**DIRECTION**
Show every line below where "standalone" can be found.

——————

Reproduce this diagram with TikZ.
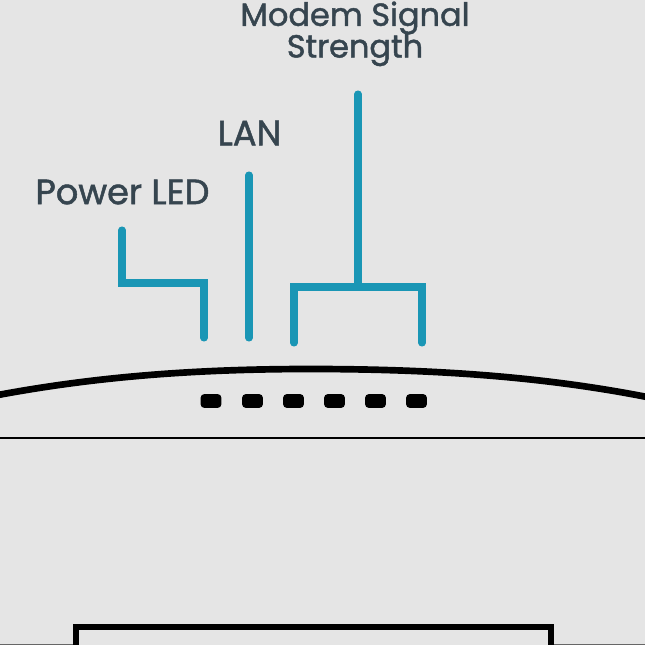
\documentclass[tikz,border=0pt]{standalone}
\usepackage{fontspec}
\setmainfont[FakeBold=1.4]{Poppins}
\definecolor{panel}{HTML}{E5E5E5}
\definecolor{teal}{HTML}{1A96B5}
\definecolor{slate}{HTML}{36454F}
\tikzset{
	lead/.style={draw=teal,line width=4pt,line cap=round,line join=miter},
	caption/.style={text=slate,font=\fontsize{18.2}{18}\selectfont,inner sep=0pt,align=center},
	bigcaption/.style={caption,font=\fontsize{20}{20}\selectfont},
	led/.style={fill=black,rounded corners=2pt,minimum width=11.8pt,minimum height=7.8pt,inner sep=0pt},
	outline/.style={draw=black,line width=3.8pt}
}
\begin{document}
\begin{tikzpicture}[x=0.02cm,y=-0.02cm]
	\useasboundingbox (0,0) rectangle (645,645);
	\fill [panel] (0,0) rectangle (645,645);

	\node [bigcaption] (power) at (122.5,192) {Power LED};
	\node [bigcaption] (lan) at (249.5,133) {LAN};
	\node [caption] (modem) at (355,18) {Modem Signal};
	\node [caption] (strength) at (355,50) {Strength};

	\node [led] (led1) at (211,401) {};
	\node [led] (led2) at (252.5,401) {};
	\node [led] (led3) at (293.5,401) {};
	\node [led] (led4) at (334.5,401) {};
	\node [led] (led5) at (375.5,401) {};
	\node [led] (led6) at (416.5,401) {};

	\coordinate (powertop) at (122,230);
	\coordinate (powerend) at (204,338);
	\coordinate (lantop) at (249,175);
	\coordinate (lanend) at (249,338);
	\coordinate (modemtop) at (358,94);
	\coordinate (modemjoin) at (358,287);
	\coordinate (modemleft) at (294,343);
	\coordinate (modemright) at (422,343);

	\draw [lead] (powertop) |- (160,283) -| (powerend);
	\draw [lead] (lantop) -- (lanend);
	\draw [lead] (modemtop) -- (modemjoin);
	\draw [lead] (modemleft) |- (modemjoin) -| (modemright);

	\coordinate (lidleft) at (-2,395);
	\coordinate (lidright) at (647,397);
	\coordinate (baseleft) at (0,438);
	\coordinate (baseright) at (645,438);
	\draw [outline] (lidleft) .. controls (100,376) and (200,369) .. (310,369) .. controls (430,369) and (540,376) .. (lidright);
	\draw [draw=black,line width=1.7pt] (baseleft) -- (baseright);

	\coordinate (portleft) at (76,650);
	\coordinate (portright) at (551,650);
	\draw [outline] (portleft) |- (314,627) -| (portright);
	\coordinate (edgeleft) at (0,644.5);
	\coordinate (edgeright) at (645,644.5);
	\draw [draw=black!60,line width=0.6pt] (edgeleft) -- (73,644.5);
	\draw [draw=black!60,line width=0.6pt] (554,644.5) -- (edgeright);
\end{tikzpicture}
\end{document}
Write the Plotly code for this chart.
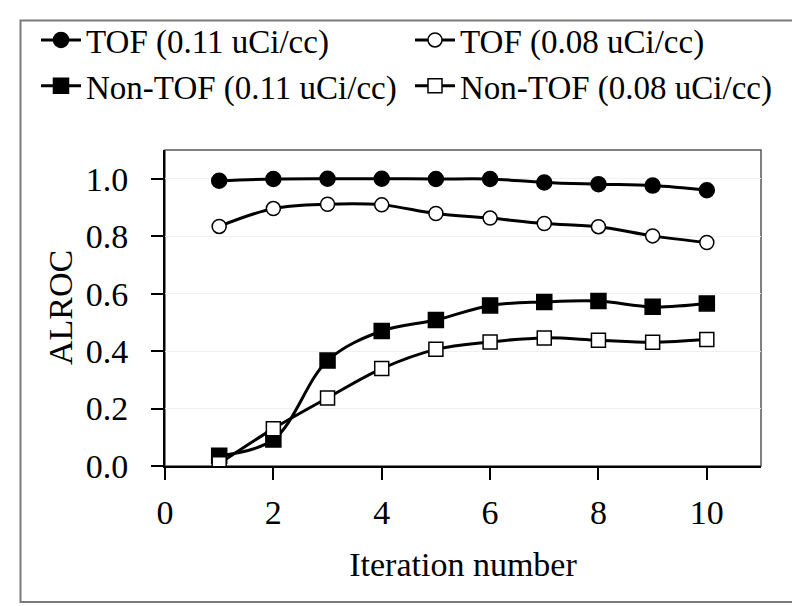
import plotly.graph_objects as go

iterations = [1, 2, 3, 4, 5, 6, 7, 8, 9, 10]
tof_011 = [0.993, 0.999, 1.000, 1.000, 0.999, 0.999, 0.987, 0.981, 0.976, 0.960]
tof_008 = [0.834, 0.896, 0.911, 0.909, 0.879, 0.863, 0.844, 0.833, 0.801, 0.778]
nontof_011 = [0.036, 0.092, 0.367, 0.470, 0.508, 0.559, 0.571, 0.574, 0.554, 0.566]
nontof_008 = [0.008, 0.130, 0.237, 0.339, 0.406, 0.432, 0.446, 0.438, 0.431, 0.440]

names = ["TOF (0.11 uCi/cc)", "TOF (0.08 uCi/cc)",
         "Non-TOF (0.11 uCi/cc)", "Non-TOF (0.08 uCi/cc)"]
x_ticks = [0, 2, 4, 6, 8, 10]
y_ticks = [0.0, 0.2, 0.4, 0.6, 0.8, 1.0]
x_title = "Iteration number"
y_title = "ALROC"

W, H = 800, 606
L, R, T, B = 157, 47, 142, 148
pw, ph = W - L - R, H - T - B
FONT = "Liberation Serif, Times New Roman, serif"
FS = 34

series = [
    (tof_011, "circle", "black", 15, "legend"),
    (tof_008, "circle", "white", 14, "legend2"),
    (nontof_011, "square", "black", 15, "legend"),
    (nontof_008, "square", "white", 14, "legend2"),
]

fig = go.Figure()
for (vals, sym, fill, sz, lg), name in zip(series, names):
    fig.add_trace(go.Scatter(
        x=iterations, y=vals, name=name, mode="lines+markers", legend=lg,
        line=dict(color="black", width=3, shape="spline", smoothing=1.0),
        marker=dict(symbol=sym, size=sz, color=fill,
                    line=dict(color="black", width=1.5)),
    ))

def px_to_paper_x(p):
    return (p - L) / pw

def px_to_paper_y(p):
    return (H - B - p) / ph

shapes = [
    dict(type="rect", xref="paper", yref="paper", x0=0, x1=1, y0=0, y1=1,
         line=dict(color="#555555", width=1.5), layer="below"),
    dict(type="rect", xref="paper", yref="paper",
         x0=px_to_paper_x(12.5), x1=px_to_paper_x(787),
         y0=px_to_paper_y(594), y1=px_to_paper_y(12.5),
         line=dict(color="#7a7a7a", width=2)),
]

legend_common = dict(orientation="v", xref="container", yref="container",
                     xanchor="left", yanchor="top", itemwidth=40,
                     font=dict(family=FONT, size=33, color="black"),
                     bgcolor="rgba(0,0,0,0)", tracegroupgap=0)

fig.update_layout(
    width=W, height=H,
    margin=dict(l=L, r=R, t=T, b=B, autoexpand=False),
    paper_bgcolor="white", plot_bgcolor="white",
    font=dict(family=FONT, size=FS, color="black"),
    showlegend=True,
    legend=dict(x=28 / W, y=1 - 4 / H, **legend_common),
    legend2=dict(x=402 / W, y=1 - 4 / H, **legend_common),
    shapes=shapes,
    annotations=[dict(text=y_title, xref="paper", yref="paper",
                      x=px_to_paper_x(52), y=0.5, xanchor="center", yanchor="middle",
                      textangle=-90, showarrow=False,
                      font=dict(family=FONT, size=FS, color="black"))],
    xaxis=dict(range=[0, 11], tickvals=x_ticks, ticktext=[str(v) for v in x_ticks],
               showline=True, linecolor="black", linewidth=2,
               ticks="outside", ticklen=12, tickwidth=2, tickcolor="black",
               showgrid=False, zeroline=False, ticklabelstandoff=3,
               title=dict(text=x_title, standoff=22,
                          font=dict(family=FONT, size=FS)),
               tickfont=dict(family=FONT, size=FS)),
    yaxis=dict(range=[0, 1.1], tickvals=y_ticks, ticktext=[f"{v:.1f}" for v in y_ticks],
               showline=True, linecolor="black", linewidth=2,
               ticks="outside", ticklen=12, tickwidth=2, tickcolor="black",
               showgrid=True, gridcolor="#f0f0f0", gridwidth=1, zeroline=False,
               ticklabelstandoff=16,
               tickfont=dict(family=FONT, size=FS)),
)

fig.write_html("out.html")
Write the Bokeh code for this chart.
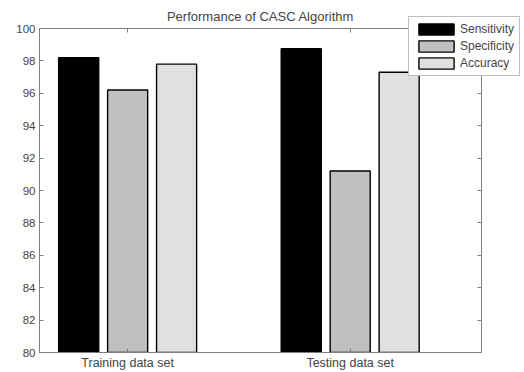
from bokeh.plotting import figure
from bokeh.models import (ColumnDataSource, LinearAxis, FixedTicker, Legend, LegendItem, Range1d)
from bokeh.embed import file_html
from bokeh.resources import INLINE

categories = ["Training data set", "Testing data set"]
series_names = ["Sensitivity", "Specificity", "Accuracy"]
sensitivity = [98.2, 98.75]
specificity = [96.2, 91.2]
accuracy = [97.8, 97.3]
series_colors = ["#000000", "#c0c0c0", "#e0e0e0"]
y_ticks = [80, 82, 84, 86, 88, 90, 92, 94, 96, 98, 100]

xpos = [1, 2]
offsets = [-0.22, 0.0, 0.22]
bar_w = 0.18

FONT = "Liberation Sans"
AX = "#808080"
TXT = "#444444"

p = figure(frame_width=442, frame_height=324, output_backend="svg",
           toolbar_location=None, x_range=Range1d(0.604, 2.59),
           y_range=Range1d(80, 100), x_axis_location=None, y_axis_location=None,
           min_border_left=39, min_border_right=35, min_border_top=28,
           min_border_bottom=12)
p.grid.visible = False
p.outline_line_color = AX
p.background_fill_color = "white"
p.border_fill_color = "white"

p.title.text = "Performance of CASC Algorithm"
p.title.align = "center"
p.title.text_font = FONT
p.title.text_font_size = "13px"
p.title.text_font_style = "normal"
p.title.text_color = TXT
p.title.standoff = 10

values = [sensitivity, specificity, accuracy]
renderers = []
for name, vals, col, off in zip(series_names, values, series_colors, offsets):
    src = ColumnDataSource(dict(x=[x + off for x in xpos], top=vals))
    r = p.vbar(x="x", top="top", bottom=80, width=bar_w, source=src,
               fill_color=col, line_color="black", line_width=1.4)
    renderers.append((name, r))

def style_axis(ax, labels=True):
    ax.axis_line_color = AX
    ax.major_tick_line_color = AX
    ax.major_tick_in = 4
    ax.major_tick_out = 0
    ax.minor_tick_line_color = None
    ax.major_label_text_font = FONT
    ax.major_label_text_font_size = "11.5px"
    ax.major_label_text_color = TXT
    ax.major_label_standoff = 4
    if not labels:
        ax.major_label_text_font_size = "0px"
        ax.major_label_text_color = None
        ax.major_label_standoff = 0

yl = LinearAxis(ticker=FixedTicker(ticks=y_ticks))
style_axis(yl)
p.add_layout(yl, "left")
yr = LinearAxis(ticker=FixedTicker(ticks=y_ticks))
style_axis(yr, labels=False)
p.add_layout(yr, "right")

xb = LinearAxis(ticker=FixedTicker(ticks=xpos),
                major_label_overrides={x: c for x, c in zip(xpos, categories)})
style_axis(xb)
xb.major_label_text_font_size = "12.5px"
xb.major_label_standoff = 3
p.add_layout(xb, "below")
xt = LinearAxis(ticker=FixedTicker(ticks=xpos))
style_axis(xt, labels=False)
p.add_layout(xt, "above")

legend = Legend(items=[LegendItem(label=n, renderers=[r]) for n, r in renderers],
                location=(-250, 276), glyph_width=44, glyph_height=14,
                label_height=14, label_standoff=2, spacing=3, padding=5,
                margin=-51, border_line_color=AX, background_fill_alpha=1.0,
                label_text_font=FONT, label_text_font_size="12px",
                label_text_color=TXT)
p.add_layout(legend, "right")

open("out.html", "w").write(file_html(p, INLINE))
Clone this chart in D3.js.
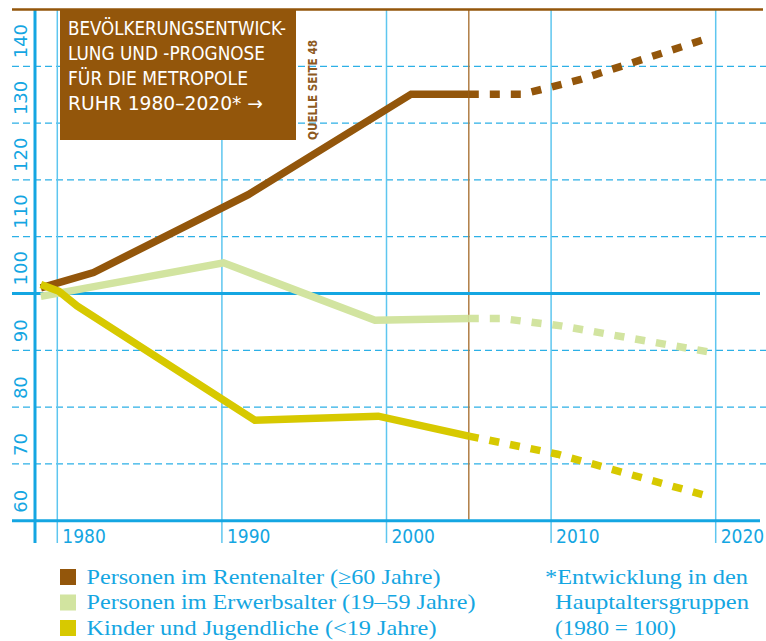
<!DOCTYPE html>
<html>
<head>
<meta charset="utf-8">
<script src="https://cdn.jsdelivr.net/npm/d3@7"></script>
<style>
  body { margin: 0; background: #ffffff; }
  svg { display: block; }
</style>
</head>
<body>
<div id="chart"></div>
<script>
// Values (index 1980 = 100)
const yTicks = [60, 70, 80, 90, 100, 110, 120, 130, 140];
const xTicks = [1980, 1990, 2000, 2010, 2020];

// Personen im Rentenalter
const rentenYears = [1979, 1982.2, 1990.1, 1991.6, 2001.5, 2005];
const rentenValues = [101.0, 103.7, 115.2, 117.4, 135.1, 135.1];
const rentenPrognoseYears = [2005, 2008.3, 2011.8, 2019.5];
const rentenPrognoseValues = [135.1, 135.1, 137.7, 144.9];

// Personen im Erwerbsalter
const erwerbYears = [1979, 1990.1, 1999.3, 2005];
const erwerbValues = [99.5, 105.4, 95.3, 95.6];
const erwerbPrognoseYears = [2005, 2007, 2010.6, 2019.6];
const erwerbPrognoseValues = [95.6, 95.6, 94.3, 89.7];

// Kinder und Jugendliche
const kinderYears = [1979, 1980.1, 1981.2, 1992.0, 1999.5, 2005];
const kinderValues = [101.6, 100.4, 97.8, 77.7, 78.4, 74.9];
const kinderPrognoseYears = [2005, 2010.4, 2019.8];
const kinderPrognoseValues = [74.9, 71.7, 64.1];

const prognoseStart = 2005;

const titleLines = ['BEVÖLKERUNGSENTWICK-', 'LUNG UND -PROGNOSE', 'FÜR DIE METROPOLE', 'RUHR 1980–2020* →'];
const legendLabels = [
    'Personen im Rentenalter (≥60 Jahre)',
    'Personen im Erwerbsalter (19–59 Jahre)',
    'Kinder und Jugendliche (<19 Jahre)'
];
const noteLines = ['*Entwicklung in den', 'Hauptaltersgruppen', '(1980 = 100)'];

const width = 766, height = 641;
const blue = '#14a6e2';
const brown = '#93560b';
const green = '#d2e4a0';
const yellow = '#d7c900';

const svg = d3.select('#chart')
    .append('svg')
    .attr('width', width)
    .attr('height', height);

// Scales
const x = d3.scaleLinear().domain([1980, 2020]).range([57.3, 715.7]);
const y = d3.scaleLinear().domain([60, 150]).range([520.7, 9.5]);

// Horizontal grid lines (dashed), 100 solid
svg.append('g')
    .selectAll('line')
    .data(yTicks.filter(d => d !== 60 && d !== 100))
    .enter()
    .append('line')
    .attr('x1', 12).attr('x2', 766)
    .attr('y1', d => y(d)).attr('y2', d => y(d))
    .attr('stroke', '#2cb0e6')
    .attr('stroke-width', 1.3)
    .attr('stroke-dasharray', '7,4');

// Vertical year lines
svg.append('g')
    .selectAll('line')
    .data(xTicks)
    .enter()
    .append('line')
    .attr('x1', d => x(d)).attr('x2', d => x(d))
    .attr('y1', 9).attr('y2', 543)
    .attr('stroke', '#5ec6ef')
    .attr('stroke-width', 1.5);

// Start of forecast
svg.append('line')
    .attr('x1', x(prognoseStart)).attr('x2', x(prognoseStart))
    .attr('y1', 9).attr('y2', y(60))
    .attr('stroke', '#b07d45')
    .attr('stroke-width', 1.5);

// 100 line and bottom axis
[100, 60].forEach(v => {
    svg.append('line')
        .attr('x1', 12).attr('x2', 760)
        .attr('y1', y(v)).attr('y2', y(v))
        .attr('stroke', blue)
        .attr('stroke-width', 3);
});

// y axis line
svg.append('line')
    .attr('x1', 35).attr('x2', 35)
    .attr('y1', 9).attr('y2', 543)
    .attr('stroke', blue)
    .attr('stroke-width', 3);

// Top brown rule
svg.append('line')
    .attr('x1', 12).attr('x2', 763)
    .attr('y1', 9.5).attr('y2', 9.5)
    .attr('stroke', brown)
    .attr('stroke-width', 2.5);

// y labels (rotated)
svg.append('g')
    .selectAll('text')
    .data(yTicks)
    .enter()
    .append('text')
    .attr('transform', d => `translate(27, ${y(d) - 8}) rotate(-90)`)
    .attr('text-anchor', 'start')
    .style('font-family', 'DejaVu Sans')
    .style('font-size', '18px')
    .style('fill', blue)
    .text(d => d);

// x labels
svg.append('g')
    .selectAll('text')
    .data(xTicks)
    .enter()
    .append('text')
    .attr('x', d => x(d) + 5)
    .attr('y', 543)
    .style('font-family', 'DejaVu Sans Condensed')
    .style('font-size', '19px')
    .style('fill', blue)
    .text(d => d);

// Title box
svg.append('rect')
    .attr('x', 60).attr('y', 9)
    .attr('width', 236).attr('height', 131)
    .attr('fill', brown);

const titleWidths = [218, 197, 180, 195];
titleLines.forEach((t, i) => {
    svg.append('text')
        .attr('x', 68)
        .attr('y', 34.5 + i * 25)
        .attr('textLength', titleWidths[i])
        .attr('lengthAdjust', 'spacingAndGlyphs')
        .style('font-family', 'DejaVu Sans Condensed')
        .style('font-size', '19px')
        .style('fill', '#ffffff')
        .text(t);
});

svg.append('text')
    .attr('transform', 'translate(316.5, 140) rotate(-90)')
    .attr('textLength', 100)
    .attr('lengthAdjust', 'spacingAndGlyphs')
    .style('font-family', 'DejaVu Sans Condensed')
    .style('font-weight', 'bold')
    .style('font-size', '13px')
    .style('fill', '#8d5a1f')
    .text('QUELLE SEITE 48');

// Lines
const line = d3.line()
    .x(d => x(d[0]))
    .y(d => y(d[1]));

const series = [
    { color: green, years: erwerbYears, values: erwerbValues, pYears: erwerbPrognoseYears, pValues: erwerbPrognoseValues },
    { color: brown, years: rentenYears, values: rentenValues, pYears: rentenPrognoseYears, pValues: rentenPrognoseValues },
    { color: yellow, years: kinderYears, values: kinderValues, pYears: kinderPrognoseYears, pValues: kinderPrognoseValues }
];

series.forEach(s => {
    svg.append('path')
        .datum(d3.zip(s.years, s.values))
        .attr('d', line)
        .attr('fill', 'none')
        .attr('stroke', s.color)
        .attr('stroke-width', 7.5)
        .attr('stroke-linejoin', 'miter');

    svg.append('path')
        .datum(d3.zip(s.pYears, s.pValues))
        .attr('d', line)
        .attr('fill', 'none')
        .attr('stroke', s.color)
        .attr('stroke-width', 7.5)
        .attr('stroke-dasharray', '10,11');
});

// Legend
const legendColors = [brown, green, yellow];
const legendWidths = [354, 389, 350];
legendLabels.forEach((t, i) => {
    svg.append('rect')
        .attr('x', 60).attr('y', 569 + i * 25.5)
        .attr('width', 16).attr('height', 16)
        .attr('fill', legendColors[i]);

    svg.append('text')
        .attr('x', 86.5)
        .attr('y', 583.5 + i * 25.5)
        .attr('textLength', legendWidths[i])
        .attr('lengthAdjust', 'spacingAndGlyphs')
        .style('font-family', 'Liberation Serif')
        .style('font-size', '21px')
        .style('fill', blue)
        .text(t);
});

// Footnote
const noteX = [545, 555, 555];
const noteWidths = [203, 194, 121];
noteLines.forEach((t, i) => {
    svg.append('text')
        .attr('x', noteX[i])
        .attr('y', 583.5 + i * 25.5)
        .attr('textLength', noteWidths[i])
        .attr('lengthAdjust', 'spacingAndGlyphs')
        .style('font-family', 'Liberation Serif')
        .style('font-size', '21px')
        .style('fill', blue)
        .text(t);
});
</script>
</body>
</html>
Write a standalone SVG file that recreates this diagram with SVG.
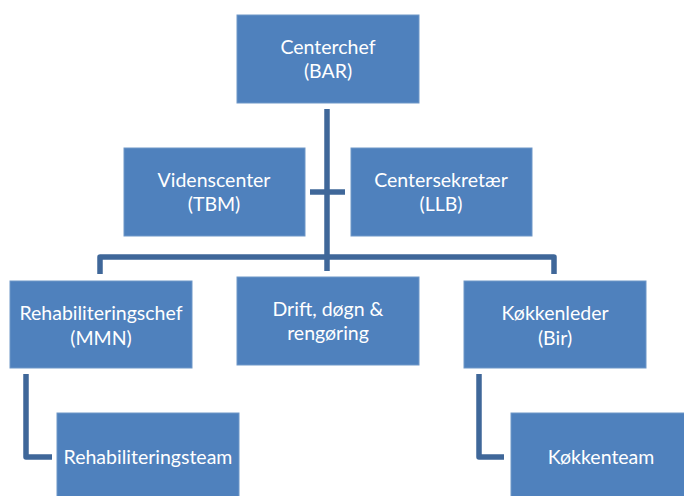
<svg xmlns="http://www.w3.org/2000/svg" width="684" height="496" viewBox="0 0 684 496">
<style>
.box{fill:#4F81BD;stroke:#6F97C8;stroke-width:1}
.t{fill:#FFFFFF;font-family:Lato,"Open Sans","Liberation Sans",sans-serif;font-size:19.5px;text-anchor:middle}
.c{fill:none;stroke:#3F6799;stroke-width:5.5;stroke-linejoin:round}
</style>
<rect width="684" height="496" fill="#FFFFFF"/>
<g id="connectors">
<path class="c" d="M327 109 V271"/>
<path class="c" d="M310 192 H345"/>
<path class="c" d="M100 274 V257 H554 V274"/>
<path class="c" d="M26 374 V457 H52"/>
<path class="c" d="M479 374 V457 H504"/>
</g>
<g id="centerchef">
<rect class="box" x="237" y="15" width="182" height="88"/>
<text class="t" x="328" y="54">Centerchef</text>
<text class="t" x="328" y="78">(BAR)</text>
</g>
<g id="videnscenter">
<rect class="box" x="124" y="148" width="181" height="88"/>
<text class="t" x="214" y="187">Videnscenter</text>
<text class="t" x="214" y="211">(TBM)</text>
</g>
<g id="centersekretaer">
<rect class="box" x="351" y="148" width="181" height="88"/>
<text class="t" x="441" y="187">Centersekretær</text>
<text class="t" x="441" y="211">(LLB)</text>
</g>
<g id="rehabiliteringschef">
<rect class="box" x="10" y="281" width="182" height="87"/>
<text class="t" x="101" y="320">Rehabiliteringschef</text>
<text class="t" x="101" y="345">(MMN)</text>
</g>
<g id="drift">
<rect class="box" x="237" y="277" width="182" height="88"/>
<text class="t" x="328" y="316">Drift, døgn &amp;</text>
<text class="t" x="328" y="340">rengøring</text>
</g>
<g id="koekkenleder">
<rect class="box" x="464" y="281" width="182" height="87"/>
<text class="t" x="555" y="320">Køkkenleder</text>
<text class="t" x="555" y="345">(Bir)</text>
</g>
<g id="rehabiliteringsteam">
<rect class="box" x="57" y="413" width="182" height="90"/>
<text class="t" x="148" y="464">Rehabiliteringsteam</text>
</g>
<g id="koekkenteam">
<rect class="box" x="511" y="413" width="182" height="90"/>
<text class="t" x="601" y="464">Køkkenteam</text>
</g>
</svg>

——————

**SOLUTION BELOW**
\documentclass[tikz,border=0pt]{standalone}
Write a standalone SVG file that recreates this diagram with SVG.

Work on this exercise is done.